• _Directive_:
All lines from the top of the records below through the line holding "from bokeh.resources import INLINE", and only those, should be printed exactly, minus the pictures.

── Source material ──

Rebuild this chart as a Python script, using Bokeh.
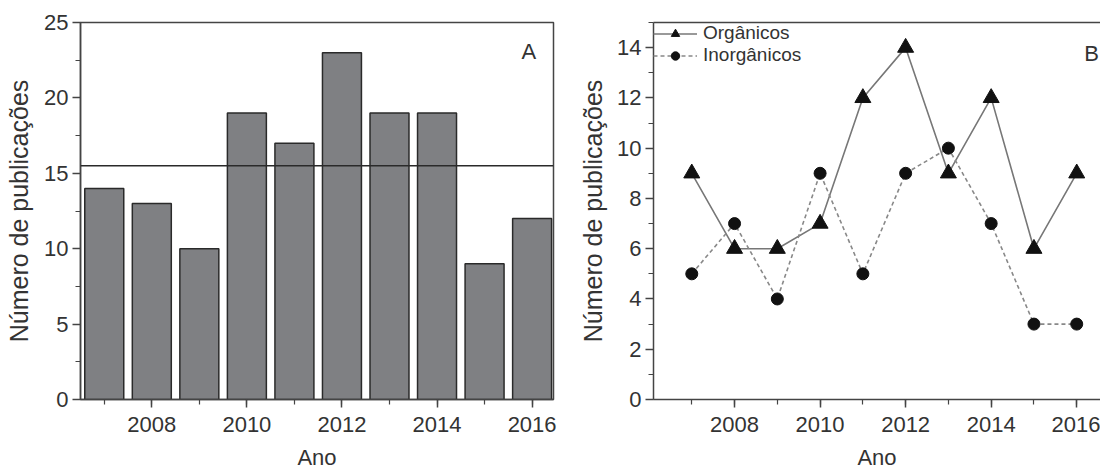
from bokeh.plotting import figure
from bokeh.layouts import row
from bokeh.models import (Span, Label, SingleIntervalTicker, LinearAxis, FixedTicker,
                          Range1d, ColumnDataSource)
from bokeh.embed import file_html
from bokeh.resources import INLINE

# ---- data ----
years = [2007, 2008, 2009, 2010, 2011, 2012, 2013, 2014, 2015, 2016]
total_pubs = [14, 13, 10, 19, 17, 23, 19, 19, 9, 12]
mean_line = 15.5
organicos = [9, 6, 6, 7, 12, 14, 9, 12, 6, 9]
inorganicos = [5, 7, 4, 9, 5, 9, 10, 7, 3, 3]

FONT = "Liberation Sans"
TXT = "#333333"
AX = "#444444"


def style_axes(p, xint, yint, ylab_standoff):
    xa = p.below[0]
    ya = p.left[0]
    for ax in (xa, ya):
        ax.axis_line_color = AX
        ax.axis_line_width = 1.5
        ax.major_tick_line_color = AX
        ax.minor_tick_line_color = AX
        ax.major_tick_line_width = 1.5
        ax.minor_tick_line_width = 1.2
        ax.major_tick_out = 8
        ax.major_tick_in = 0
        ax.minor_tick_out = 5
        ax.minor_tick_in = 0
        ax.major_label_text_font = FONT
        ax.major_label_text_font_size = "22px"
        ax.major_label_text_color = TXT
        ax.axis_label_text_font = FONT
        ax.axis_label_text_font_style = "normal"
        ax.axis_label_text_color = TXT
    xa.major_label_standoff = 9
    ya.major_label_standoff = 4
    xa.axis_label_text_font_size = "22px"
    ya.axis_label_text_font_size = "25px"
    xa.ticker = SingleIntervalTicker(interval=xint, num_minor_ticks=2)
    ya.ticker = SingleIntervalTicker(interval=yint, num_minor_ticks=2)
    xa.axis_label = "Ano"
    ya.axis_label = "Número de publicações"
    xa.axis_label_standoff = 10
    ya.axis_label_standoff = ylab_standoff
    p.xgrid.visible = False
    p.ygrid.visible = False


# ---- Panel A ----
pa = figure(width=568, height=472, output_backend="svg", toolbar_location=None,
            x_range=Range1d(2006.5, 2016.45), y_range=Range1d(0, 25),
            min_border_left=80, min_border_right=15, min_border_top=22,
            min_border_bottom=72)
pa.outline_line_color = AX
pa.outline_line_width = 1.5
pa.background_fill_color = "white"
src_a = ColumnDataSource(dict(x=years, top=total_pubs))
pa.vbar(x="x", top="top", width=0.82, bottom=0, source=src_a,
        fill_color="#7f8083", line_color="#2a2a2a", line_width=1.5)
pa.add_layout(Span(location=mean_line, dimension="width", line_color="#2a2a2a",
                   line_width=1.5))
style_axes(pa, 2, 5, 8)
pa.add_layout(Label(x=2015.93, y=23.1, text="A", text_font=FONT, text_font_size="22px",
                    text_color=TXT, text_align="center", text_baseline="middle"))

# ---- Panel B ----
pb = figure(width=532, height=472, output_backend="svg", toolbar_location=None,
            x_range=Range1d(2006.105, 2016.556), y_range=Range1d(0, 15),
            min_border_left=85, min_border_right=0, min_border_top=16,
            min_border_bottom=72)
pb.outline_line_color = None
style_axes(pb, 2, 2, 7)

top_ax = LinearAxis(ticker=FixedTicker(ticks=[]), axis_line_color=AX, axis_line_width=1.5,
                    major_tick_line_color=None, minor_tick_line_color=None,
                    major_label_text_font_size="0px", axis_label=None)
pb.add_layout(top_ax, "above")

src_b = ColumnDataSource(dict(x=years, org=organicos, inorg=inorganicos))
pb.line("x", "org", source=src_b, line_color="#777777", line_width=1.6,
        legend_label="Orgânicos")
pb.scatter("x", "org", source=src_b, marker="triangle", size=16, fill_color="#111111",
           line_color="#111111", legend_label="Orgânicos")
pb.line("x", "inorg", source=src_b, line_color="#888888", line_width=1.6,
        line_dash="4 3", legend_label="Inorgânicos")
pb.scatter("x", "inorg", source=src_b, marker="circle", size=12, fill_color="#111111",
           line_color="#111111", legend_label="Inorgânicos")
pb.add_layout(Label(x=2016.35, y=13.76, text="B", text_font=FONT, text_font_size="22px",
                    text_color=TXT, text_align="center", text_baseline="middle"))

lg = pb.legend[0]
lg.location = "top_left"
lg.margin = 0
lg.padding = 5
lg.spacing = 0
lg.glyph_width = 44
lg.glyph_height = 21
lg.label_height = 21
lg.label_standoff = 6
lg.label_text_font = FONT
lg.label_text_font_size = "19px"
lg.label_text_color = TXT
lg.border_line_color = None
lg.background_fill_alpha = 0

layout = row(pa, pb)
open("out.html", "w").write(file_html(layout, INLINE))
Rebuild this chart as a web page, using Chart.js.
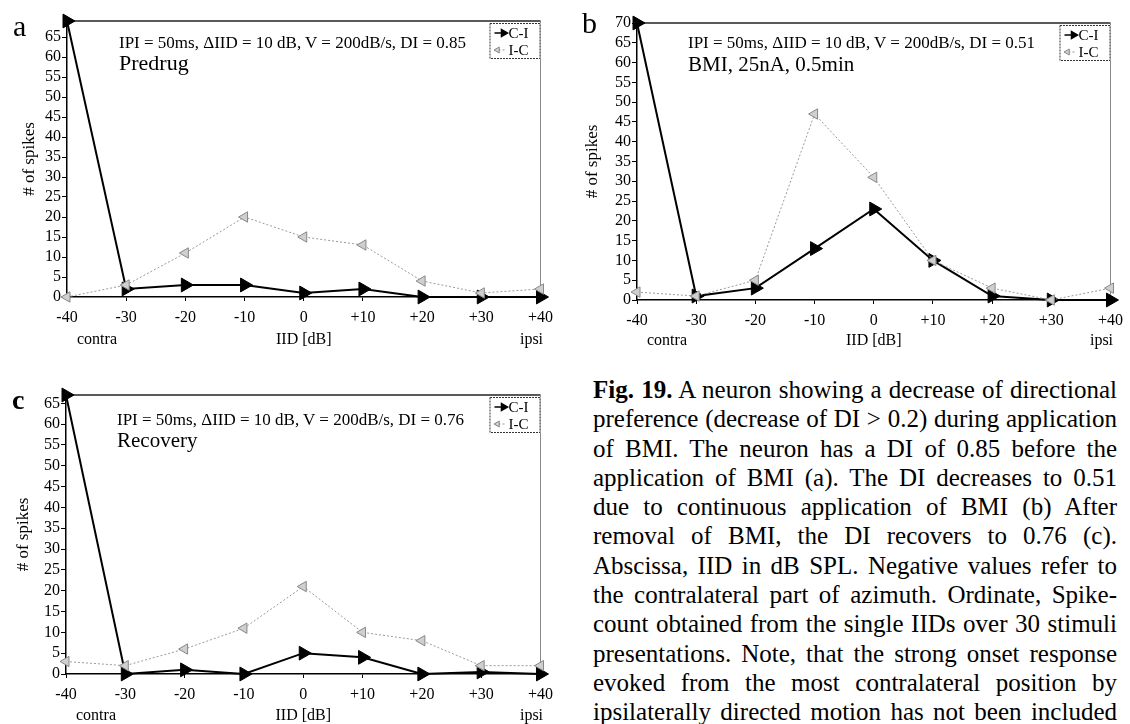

───

• _Task solution_:
Rebuild this chart as a Python script, using Bokeh.
from bokeh.plotting import figure
from bokeh.layouts import row
from bokeh.models import (Span, Label, SingleIntervalTicker, LinearAxis, FixedTicker,
                          Range1d, ColumnDataSource)
from bokeh.embed import file_html
from bokeh.resources import INLINE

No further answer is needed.